## Provided material
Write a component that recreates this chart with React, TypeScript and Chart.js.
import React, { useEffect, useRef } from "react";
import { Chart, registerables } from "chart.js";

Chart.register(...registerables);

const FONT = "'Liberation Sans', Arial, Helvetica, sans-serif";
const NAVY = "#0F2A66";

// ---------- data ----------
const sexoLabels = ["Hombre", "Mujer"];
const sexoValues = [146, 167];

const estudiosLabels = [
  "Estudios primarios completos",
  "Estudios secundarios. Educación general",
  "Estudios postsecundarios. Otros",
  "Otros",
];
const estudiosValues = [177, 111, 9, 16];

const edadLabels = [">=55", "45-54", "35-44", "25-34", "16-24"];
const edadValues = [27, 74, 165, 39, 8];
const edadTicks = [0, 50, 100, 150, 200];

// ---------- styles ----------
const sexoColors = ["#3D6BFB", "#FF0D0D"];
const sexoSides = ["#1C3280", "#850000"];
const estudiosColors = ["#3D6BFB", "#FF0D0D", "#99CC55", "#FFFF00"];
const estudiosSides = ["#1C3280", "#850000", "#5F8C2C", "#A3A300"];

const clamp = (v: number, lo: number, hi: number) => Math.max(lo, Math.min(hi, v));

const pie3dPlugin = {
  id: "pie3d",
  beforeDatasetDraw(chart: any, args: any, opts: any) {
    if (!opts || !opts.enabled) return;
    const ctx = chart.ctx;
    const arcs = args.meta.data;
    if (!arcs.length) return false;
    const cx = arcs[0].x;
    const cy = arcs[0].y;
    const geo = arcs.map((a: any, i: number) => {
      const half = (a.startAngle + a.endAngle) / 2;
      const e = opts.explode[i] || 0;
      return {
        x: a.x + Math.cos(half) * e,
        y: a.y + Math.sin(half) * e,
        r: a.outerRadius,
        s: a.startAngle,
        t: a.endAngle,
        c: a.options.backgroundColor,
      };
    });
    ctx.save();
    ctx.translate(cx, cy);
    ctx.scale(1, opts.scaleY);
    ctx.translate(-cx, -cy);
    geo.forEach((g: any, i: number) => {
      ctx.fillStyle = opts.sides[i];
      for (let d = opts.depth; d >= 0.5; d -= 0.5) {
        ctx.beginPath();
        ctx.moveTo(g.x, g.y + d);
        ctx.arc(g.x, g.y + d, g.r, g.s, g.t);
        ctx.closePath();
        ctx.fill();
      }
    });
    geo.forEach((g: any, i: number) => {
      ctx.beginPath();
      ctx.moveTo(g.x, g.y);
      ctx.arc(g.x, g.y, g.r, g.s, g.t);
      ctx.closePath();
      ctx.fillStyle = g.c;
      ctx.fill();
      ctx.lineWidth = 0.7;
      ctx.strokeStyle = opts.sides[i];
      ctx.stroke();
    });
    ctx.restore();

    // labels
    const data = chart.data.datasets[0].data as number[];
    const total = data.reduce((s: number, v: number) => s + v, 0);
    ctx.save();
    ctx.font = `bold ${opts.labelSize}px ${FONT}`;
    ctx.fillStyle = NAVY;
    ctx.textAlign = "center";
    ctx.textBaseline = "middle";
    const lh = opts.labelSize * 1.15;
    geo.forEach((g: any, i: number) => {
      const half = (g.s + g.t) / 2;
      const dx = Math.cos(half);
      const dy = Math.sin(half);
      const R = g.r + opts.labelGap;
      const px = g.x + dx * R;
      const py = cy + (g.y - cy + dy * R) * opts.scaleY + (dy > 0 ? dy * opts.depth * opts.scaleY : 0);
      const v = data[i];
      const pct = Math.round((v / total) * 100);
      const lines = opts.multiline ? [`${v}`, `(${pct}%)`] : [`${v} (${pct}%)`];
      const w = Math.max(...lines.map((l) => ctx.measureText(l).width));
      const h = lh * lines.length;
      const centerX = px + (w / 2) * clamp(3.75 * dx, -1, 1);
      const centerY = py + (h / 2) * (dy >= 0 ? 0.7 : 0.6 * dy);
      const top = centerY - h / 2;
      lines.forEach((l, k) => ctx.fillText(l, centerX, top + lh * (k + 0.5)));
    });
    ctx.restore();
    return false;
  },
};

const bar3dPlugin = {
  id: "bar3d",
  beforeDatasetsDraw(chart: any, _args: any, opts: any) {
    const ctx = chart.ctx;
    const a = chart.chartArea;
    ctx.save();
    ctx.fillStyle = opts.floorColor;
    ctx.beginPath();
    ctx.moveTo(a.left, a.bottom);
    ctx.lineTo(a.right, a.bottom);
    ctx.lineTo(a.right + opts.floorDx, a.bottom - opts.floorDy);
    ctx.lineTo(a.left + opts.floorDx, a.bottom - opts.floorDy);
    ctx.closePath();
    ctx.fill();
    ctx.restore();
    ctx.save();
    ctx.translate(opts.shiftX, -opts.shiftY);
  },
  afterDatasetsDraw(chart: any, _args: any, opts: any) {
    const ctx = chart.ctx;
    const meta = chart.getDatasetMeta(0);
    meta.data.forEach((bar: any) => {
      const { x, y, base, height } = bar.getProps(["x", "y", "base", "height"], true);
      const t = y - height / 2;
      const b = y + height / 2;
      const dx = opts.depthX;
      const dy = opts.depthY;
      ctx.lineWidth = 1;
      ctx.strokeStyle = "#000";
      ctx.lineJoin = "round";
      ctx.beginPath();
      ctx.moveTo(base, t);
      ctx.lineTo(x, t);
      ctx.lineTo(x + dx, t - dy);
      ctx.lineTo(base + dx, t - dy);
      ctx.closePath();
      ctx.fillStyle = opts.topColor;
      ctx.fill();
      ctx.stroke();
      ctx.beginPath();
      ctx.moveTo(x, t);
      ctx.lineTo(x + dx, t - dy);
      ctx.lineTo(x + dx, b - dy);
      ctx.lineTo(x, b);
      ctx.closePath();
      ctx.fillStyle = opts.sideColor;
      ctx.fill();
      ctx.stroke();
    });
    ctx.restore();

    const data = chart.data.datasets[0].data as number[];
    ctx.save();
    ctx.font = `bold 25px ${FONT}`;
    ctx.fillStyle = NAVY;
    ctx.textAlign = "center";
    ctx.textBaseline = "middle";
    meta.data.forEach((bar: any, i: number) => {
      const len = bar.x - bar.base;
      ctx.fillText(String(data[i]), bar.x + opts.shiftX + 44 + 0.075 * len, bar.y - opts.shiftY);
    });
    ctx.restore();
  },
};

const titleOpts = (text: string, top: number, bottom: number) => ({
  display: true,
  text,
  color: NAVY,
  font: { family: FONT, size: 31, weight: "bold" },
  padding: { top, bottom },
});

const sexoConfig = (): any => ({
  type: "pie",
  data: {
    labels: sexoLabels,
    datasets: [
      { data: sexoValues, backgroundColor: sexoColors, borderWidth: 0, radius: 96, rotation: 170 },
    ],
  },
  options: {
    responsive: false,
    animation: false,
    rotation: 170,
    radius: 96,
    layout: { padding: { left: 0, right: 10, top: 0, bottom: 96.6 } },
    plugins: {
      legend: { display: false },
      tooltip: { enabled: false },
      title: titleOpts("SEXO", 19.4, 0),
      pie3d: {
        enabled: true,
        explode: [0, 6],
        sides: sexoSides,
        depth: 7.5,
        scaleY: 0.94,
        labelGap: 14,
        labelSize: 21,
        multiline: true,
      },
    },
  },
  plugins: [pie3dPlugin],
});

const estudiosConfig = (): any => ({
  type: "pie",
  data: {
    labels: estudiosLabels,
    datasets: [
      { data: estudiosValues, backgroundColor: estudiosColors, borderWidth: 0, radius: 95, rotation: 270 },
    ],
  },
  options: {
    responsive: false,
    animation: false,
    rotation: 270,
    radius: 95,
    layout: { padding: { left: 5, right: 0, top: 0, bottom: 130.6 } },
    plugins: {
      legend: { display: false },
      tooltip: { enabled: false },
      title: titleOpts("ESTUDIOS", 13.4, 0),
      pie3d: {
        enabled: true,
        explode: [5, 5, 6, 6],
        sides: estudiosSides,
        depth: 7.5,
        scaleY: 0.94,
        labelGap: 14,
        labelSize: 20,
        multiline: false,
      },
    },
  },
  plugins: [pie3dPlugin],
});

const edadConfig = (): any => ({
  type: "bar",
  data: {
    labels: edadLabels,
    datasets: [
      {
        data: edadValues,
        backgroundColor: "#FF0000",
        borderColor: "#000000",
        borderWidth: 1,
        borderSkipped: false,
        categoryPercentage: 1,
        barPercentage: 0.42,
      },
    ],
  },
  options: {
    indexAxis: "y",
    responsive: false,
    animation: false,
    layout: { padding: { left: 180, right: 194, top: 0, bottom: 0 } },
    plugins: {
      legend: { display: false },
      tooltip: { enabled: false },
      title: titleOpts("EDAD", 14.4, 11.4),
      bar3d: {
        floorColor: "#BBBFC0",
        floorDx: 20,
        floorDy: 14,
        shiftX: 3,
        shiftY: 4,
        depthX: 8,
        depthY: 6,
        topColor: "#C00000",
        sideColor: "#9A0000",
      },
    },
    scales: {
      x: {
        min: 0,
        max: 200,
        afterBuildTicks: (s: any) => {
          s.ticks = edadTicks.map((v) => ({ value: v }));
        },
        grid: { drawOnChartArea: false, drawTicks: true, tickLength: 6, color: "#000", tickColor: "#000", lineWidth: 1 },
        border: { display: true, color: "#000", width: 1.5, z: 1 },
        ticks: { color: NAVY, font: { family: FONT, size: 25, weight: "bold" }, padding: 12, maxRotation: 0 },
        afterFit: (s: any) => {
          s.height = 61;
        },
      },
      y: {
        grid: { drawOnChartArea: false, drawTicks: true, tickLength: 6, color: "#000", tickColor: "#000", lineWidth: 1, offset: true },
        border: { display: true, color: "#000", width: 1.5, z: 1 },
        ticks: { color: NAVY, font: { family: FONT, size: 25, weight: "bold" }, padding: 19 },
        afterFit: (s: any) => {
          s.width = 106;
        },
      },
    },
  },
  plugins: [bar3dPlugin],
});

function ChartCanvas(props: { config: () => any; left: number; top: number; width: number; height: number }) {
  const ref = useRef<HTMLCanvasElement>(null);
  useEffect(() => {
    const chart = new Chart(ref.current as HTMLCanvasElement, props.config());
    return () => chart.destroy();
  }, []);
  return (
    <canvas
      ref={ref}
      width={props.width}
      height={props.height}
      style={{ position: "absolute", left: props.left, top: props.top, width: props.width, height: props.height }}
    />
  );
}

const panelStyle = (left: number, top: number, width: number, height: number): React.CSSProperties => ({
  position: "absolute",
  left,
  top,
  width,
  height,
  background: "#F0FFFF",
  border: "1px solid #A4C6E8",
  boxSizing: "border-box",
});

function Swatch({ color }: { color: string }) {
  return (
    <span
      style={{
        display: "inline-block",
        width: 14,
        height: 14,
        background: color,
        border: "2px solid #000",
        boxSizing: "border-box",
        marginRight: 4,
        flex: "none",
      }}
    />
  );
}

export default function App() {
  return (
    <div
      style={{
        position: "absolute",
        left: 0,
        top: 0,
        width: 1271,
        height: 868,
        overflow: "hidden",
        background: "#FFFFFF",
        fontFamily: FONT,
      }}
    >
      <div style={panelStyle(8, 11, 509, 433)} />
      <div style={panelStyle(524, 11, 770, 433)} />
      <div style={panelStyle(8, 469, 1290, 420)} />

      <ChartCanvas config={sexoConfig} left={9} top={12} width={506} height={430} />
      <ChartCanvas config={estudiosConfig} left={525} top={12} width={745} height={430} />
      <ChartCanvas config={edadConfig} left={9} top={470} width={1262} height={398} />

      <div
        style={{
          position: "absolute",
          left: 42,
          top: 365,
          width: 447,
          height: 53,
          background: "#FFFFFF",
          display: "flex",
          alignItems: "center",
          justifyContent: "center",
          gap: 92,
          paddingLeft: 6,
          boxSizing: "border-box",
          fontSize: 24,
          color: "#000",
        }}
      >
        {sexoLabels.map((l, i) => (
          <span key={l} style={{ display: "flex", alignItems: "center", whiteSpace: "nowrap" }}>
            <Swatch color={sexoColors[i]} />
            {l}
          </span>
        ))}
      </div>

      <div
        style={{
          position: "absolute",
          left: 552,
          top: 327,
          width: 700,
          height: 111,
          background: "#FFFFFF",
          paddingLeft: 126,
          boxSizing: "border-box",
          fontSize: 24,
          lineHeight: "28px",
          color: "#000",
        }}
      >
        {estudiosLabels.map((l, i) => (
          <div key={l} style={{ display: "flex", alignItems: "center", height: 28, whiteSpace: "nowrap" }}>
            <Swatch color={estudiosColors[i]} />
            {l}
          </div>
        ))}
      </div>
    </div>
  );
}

* * *

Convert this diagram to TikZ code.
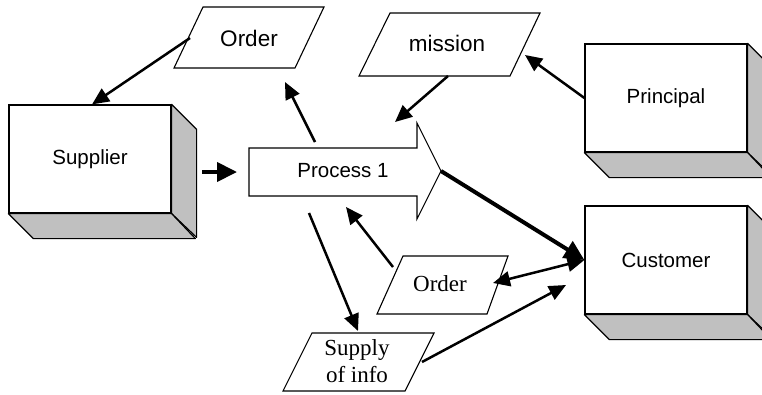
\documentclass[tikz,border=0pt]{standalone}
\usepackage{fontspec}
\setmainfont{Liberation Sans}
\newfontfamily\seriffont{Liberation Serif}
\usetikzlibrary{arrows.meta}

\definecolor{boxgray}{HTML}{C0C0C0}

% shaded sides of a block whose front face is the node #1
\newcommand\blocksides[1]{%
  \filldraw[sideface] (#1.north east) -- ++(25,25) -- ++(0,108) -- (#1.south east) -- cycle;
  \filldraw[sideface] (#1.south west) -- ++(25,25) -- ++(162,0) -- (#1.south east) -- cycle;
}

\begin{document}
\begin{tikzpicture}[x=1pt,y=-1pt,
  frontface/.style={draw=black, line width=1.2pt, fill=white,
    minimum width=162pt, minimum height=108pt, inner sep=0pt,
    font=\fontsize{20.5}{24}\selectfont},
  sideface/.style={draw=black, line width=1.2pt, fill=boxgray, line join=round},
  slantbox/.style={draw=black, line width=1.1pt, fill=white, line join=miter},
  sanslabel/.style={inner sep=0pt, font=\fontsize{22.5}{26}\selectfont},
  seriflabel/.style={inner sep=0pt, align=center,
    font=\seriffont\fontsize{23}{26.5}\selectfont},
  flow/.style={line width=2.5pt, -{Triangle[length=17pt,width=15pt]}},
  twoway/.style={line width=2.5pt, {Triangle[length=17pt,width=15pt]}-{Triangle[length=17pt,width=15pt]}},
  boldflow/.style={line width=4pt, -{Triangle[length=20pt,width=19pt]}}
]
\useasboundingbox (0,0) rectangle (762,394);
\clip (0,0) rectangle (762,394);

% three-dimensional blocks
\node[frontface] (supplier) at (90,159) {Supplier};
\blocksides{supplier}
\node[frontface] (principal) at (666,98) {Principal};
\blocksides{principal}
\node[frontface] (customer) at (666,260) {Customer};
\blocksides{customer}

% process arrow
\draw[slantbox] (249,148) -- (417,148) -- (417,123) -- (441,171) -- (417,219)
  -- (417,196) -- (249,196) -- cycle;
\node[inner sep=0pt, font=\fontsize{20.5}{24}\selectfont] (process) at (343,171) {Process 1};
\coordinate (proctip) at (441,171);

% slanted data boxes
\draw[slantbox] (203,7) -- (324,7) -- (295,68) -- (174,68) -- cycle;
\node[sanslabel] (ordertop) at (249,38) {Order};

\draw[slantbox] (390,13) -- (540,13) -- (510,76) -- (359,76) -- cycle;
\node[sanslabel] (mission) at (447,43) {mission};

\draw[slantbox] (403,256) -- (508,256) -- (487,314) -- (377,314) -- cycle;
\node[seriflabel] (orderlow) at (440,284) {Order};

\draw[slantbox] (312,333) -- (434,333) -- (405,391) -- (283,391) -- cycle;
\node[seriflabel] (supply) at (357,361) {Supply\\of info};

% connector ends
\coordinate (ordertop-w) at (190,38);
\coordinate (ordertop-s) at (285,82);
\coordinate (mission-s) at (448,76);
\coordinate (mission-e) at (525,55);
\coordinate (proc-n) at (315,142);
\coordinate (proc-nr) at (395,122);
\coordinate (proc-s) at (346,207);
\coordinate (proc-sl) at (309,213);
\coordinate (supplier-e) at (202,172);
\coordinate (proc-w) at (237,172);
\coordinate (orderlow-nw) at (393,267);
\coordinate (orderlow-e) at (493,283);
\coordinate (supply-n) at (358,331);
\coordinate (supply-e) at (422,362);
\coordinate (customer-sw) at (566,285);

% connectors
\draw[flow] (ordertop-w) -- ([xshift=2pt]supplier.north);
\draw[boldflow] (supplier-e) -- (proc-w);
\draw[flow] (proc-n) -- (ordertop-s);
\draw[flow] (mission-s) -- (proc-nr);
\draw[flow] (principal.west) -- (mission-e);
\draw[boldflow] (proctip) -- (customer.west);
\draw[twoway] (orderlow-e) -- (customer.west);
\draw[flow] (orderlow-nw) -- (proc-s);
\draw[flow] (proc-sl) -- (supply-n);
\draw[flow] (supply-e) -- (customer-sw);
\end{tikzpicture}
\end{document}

## Written instruction
Transcribe the records above exactly, beginning at the line that contains "Write a component" and ending with the line that contains "const clamp = (v: number, lo: number, hi: number)", both included, and nothing else.

## Full solution
Write a component that recreates this chart with React, TypeScript and Chart.js.
import React, { useEffect, useRef } from "react";
import { Chart, registerables } from "chart.js";

Chart.register(...registerables);

const FONT = "'Liberation Sans', Arial, Helvetica, sans-serif";
const NAVY = "#0F2A66";

// ---------- data ----------
const sexoLabels = ["Hombre", "Mujer"];
const sexoValues = [146, 167];

const estudiosLabels = [
  "Estudios primarios completos",
  "Estudios secundarios. Educación general",
  "Estudios postsecundarios. Otros",
  "Otros",
];
const estudiosValues = [177, 111, 9, 16];

const edadLabels = [">=55", "45-54", "35-44", "25-34", "16-24"];
const edadValues = [27, 74, 165, 39, 8];
const edadTicks = [0, 50, 100, 150, 200];

// ---------- styles ----------
const sexoColors = ["#3D6BFB", "#FF0D0D"];
const sexoSides = ["#1C3280", "#850000"];
const estudiosColors = ["#3D6BFB", "#FF0D0D", "#99CC55", "#FFFF00"];
const estudiosSides = ["#1C3280", "#850000", "#5F8C2C", "#A3A300"];

const clamp = (v: number, lo: number, hi: number) => Math.max(lo, Math.min(hi, v));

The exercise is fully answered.